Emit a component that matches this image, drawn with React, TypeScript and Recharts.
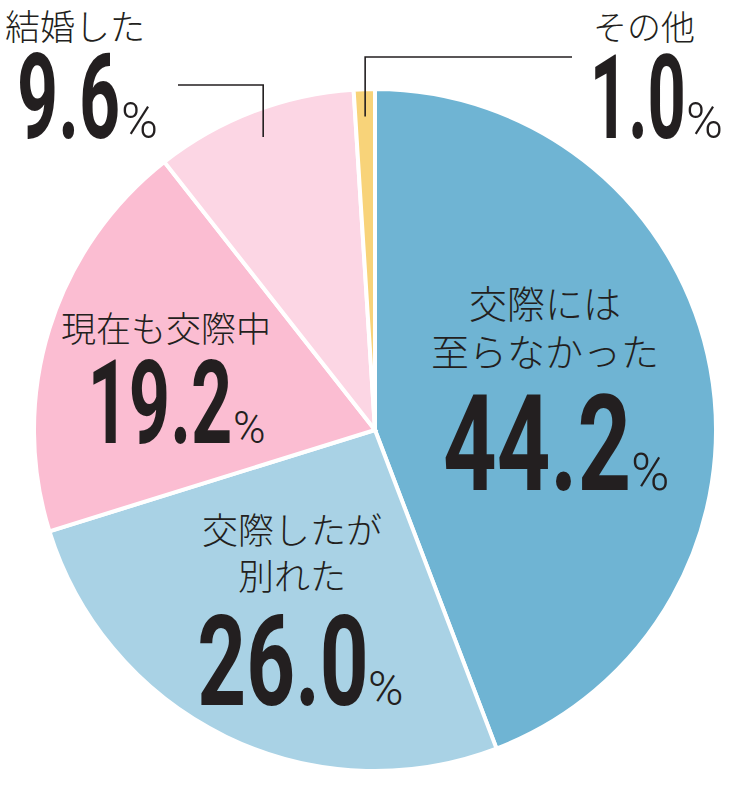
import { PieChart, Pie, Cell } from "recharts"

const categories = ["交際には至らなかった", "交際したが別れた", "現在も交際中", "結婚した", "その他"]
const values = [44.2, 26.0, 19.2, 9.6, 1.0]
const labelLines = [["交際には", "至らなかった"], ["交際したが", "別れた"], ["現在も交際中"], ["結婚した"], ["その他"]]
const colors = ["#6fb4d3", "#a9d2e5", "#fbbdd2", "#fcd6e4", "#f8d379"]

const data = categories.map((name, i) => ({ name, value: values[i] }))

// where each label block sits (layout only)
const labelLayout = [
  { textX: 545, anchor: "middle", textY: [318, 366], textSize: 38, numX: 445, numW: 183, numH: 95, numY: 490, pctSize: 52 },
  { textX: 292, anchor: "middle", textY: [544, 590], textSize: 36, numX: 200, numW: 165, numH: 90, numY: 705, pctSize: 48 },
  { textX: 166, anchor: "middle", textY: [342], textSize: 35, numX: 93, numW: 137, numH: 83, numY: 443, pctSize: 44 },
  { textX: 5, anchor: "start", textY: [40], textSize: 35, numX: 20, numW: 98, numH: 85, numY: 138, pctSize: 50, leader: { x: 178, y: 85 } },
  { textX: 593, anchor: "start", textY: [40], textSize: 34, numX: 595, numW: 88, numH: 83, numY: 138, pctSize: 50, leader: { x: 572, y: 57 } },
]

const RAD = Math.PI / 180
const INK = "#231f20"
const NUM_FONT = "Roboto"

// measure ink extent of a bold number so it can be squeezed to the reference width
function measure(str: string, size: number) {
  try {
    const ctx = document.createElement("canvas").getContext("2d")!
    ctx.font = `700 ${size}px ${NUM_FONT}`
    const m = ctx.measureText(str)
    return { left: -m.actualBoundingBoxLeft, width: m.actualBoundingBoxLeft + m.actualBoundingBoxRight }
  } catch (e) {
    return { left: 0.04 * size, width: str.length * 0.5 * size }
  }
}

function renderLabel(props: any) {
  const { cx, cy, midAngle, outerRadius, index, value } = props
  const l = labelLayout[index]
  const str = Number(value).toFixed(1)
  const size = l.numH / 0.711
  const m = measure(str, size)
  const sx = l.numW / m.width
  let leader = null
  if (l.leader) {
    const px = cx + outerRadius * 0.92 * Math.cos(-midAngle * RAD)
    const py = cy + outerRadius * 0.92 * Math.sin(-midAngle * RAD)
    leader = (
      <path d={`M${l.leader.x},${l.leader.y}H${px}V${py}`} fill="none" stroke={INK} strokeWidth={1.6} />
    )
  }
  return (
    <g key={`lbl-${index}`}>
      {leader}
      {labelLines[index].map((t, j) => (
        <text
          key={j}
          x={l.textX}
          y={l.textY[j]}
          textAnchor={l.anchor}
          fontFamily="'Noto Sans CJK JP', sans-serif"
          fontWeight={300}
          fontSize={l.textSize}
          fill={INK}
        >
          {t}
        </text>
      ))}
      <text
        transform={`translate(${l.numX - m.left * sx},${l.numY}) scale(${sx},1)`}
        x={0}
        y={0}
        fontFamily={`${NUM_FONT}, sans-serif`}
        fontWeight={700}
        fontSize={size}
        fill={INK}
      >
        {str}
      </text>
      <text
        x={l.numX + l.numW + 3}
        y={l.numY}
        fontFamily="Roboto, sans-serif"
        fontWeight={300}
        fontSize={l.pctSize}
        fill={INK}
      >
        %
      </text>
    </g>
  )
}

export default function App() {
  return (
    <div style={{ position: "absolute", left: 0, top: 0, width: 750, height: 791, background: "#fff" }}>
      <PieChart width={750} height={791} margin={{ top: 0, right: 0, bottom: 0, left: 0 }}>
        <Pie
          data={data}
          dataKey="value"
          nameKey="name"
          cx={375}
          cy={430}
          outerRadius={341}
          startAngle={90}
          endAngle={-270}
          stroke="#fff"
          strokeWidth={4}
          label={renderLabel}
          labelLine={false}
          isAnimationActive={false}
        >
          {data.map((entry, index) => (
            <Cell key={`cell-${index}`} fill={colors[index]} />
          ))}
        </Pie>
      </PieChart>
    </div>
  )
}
------
**EXERCISE OBJECTIVE**
Output the material word for word, omitting its pictures.

**THE RESULT**
Emit a component that matches this image, drawn with React, TypeScript and Recharts.
import { PieChart, Pie, Cell } from "recharts"

const categories = ["交際には至らなかった", "交際したが別れた", "現在も交際中", "結婚した", "その他"]
const values = [44.2, 26.0, 19.2, 9.6, 1.0]
const labelLines = [["交際には", "至らなかった"], ["交際したが", "別れた"], ["現在も交際中"], ["結婚した"], ["その他"]]
const colors = ["#6fb4d3", "#a9d2e5", "#fbbdd2", "#fcd6e4", "#f8d379"]

const data = categories.map((name, i) => ({ name, value: values[i] }))

// where each label block sits (layout only)
const labelLayout = [
  { textX: 545, anchor: "middle", textY: [318, 366], textSize: 38, numX: 445, numW: 183, numH: 95, numY: 490, pctSize: 52 },
  { textX: 292, anchor: "middle", textY: [544, 590], textSize: 36, numX: 200, numW: 165, numH: 90, numY: 705, pctSize: 48 },
  { textX: 166, anchor: "middle", textY: [342], textSize: 35, numX: 93, numW: 137, numH: 83, numY: 443, pctSize: 44 },
  { textX: 5, anchor: "start", textY: [40], textSize: 35, numX: 20, numW: 98, numH: 85, numY: 138, pctSize: 50, leader: { x: 178, y: 85 } },
  { textX: 593, anchor: "start", textY: [40], textSize: 34, numX: 595, numW: 88, numH: 83, numY: 138, pctSize: 50, leader: { x: 572, y: 57 } },
]

const RAD = Math.PI / 180
const INK = "#231f20"
const NUM_FONT = "Roboto"

// measure ink extent of a bold number so it can be squeezed to the reference width
function measure(str: string, size: number) {
  try {
    const ctx = document.createElement("canvas").getContext("2d")!
    ctx.font = `700 ${size}px ${NUM_FONT}`
    const m = ctx.measureText(str)
    return { left: -m.actualBoundingBoxLeft, width: m.actualBoundingBoxLeft + m.actualBoundingBoxRight }
  } catch (e) {
    return { left: 0.04 * size, width: str.length * 0.5 * size }
  }
}

function renderLabel(props: any) {
  const { cx, cy, midAngle, outerRadius, index, value } = props
  const l = labelLayout[index]
  const str = Number(value).toFixed(1)
  const size = l.numH / 0.711
  const m = measure(str, size)
  const sx = l.numW / m.width
  let leader = null
  if (l.leader) {
    const px = cx + outerRadius * 0.92 * Math.cos(-midAngle * RAD)
    const py = cy + outerRadius * 0.92 * Math.sin(-midAngle * RAD)
    leader = (
      <path d={`M${l.leader.x},${l.leader.y}H${px}V${py}`} fill="none" stroke={INK} strokeWidth={1.6} />
    )
  }
  return (
    <g key={`lbl-${index}`}>
      {leader}
      {labelLines[index].map((t, j) => (
        <text
          key={j}
          x={l.textX}
          y={l.textY[j]}
          textAnchor={l.anchor}
          fontFamily="'Noto Sans CJK JP', sans-serif"
          fontWeight={300}
          fontSize={l.textSize}
          fill={INK}
        >
          {t}
        </text>
      ))}
      <text
        transform={`translate(${l.numX - m.left * sx},${l.numY}) scale(${sx},1)`}
        x={0}
        y={0}
        fontFamily={`${NUM_FONT}, sans-serif`}
        fontWeight={700}
        fontSize={size}
        fill={INK}
      >
        {str}
      </text>
      <text
        x={l.numX + l.numW + 3}
        y={l.numY}
        fontFamily="Roboto, sans-serif"
        fontWeight={300}
        fontSize={l.pctSize}
        fill={INK}
      >
        %
      </text>
    </g>
  )
}

export default function App() {
  return (
    <div style={{ position: "absolute", left: 0, top: 0, width: 750, height: 791, background: "#fff" }}>
      <PieChart width={750} height={791} margin={{ top: 0, right: 0, bottom: 0, left: 0 }}>
        <Pie
          data={data}
          dataKey="value"
          nameKey="name"
          cx={375}
          cy={430}
          outerRadius={341}
          startAngle={90}
          endAngle={-270}
          stroke="#fff"
          strokeWidth={4}
          label={renderLabel}
          labelLine={false}
          isAnimationActive={false}
        >
          {data.map((entry, index) => (
            <Cell key={`cell-${index}`} fill={colors[index]} />
          ))}
        </Pie>
      </PieChart>
    </div>
  )
}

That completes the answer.